Apply the distance formula \[d = \sqrt {{{\left( {{x_2} - {x_1}} \right)}^2} + {{\left( {{y_2} - {y_1}} \right)}^2}} \].
\[5 = \sqrt {{{\left( {0 - 0} \right)}^2} + {{\left( {{y_2} - {y_1}} \right)}^2}} \]
Simplify the above equation.
\[5 = \left| {{y_2} - {y_1}} \right|\]
Take square on both sides.
\[25 = {y_2}^2 - 2{y_1}{y_2} + {y_1}^2\]
\[ \Rightarrow \]\[25 = 1 - 2{y_1}{y_2} - 2{y_1}{y_2}\] [ Since \[{y_1}^2 + {y_2}^2 = 1 - 2{y_1}{y_2}\] ]
\[ \Rightarrow \]\[25 = 1 - 4{y_1}{y_2}\]
\[ \Rightarrow \]\[25 = 1 + 4\left( {{k^2} + k} \right)\] [ Since \[{y_1}{y_2} = - k - {k^2}\]]
\[ \Rightarrow \]\[24 = 4\left( {{k^2} + k} \right)\]
\[ \Rightarrow \]\[6 = {k^2} + k\]
\[ \Rightarrow \]\[{k^2} + k - 6 = 0\]
Factorize the above equation.
\[{k^2} + 3k - 2k - 6 = 0\]
\[ \Rightarrow \]\[k\left( {k + 3} \right) - 2\left( {k + 3} \right) = 0\]
\[ \Rightarrow \]\[\left( {k + 3} \right)\left( {k - 2} \right) = 0\]
\[ \Rightarrow \]\[k + 3 = 0\] or \[k - 2 = 0\]
\[ \Rightarrow \]\[k = - 3\] or \[k = 2\]
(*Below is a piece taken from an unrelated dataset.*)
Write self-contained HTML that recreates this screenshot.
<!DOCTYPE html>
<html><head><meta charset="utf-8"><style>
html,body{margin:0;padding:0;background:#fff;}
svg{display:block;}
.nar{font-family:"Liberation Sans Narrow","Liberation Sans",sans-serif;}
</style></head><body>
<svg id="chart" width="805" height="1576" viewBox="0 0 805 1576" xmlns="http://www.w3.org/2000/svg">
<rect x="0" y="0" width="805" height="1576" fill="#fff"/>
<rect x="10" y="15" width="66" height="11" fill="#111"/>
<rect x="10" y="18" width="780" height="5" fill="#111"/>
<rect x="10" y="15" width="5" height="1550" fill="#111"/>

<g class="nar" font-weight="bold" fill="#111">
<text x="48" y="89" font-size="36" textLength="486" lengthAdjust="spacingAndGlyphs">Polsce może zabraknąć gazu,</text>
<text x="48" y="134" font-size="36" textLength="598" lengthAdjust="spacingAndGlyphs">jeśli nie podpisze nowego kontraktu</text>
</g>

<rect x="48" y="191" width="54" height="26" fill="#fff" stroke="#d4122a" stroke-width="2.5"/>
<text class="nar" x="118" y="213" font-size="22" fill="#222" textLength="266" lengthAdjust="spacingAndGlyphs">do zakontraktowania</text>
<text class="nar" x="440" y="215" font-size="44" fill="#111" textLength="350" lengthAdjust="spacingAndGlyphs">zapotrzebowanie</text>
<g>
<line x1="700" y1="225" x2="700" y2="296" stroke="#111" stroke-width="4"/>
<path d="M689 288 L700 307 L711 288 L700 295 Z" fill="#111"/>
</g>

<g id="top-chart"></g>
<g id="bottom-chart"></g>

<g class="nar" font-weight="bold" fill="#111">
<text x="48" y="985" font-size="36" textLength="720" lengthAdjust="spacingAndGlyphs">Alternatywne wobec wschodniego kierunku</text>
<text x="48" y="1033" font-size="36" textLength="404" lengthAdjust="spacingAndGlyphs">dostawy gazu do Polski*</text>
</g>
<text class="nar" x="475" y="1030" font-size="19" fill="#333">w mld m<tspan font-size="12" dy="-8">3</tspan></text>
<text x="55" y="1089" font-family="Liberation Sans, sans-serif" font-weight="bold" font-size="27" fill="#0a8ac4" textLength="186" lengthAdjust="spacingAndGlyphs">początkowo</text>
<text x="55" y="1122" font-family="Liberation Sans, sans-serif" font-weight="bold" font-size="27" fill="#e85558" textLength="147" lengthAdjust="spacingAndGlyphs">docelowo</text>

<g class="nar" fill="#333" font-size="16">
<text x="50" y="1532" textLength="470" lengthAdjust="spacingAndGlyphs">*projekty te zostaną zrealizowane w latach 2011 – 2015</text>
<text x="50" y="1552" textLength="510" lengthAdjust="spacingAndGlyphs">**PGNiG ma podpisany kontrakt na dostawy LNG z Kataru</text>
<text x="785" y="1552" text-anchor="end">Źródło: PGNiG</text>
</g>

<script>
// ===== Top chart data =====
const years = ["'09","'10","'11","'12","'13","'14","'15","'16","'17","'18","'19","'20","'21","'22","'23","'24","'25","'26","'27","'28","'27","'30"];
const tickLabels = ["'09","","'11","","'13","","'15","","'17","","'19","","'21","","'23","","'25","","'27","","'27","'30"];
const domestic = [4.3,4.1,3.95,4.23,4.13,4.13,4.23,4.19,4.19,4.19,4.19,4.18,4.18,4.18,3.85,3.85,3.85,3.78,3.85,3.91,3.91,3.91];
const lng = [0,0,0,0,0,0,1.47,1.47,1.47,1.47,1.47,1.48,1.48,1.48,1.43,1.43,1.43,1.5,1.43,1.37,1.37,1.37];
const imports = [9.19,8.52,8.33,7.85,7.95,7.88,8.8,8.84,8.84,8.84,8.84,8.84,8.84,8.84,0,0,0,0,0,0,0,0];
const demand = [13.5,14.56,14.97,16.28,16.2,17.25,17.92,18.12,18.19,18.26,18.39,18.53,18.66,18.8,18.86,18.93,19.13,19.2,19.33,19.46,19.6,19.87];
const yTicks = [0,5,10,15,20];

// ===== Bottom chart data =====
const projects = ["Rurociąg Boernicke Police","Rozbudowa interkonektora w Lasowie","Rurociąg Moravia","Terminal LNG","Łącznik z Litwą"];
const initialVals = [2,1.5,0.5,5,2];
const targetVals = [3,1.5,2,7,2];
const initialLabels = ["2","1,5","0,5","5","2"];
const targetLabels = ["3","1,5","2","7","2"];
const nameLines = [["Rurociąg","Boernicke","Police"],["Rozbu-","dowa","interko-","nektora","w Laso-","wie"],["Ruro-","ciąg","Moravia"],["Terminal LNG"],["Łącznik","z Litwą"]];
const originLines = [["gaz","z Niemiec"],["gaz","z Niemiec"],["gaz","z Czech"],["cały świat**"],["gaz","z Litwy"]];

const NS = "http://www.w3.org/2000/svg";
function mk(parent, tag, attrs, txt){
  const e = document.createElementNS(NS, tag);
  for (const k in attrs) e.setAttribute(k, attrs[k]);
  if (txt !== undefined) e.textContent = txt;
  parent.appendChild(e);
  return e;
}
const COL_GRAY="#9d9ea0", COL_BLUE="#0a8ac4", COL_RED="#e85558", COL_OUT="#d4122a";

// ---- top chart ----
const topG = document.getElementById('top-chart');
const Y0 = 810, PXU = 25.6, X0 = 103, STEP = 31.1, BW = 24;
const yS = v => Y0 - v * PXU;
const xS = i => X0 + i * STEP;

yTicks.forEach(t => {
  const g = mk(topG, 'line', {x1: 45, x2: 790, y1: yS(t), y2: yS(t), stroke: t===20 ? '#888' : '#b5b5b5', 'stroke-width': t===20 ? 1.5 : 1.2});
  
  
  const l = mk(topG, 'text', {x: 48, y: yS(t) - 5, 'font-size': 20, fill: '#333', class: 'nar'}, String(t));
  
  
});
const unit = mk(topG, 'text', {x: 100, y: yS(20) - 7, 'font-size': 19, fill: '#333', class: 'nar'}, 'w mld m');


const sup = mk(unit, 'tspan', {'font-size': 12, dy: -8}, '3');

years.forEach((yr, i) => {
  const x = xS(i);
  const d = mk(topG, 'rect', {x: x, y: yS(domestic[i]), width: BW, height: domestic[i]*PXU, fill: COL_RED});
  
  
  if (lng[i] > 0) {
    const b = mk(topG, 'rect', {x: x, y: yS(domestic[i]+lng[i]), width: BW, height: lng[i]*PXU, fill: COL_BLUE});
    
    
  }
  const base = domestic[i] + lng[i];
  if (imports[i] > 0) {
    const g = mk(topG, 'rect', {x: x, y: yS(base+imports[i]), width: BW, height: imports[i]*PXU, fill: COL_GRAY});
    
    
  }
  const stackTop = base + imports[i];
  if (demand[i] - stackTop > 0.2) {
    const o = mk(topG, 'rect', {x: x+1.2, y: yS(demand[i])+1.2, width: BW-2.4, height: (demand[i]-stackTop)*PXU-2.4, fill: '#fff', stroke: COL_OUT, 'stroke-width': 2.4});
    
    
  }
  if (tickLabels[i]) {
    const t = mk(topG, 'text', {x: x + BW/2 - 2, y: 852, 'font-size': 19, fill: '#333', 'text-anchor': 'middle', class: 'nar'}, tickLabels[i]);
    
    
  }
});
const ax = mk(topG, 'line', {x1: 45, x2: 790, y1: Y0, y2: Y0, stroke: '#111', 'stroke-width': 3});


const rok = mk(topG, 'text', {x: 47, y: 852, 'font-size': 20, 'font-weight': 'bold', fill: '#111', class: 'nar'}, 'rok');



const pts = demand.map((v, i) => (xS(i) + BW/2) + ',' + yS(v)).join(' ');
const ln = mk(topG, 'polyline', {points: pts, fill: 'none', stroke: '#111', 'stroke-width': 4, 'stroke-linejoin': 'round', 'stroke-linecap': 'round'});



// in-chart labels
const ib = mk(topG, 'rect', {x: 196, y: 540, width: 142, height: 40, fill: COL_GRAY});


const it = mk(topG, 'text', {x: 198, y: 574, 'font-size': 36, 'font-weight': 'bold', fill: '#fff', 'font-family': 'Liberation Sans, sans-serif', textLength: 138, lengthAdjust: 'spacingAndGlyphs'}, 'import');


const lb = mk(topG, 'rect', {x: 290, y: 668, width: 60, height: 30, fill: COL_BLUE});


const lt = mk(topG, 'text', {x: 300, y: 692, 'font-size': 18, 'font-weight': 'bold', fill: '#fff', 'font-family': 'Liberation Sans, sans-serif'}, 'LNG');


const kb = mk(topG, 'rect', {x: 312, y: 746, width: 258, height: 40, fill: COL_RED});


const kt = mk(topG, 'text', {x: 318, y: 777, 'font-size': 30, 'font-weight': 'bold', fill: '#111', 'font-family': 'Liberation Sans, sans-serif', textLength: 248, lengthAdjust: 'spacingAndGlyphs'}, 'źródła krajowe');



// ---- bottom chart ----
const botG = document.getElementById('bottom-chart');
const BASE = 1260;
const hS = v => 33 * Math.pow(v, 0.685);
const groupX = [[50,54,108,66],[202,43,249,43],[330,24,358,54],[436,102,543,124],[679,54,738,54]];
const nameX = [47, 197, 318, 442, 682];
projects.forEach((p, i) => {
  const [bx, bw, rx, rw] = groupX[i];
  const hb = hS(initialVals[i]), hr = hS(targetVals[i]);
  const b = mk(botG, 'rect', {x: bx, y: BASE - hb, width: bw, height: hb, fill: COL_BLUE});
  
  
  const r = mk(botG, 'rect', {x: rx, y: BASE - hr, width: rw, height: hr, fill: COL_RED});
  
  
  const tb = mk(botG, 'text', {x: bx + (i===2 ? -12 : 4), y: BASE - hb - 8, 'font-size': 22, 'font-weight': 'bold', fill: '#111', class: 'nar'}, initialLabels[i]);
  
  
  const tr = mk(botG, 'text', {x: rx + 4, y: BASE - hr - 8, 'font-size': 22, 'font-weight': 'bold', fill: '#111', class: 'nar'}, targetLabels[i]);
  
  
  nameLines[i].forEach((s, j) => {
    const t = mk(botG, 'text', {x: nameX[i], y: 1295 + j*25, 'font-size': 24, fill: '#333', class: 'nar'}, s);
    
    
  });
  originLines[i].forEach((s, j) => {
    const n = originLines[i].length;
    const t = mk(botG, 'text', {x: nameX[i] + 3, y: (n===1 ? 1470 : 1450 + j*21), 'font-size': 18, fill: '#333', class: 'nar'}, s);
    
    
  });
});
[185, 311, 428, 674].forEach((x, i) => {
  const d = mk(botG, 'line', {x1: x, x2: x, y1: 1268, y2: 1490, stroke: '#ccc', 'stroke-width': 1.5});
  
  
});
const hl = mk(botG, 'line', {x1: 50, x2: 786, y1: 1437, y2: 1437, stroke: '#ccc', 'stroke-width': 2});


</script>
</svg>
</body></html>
It is given that \[k > 0\].
So, the correct solution is \[k = 2\].
Hence the correct option is C..
Note: Students are often skip the point that \[P\] and \[Q\] lie on the \[y\]axis. So the coordinates of the points should be in the form \[\left( {0,a} \right)\]. They assume the coordinate in the form \[\left( {a,b} \right)\] and stuck in that place.